1834 Lowndes County, GA Tax Digest assessment of the property of Edward Marion Henderson.  For his 1,215 acres, Henderson paid $0.78 cents in property taxes.

1834 Lowndes County, GA Tax Digest assessment of the property of Edward Marion Henderson. For his 1,215 acres, Henderson paid $0.78 cents in property taxes.

Edward Marion Henderson, also known as Edwin Henderson, was born in 1810, a son of David A. Henderson. He was born and raised in Liberty County, GA before moving with his parents to Ware County, GA. On July 3, 1829, he was commissioned as Postmaster at Waresboro, Ware County, GA, and served until June 4, 1830. He was Tax Collector of Ware County from 1828 to 1832.

In 1832, he came to settle in Lowndes county, GA on Land Lot # 168, 15th District, in that area which was later cut into Brooks County. He was elected Justice of the Peace for the 659th District of Lowndes, serving from 1833 to 1834. He was elected Sheriff of Lowndes County on April 4, 1834, while Franklinville was still serving as the County Seat. Martin Shaw was his Deputy Sheriff.

According to Lowndes County Tax Digests for 1834, Edward M. Henderson  owned 965 acres on lots 168 and 155 in the 15th District, near the Withlacoochee River, and 250 acres on Lot 150 in the 15th District in Thomas County. In 1835, he retained only the land on Lot 168.

Edward M. Henderson married Martha McMullen in 1835; she was born 1813 in Telfair County, GA, a daughter of James McMullen.
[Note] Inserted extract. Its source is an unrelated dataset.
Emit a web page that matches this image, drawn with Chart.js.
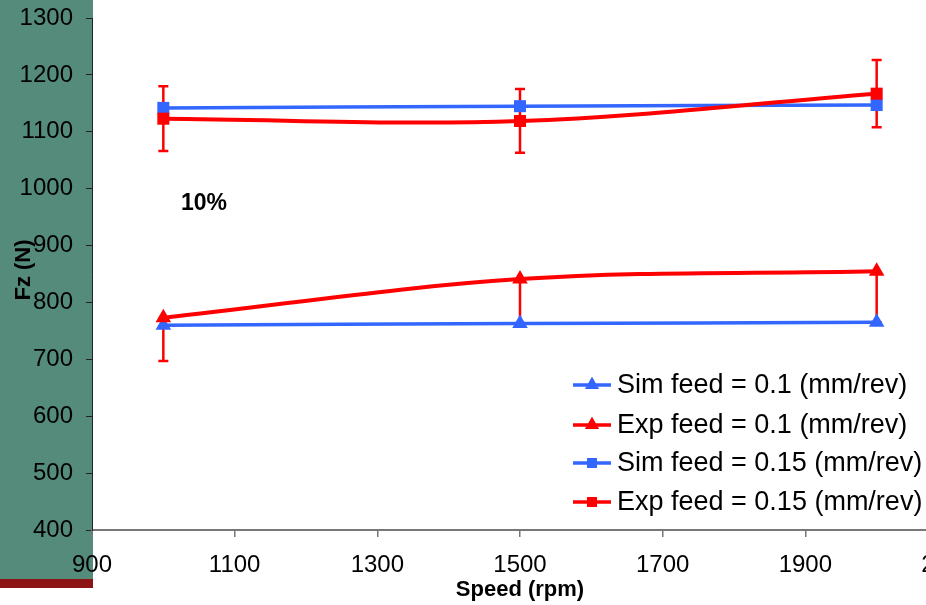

Her father was a prominent citizen of Lowndes, and served as a representative in the state legislature.

Child of Edward Marion Henderson and Martha McMullen:

  1. Rebecca Henderson: born 1836, Lowndes County, GA; married Joel M. Morris, April 13, 1854 in Madison County, FL;

When Indian troubles began in 1836 following the uprising at Roanoke, GA, Edward M. Henderson served with the Lowndes County militia. He was mortally wounded in the Battle of Brushy Creek and died a few days later on July 20, 1836, leaving behind his young wife and infant daughter. The site of his grave is not known.

† † †

The estate of Edward M. Henderson was administered by his brother, Samuel T. Henderson, and his home place on Lot 168, 15th District was sold at auction in December 1838.  His widow, Martha McMullen Henderson, with baby Rebecca Henderson returned to her father’s home.  She never re-married.  When Rebecca married Joel M. Morris in 1854, Martha moved into her son-in-law’s household in Jefferson County, FL.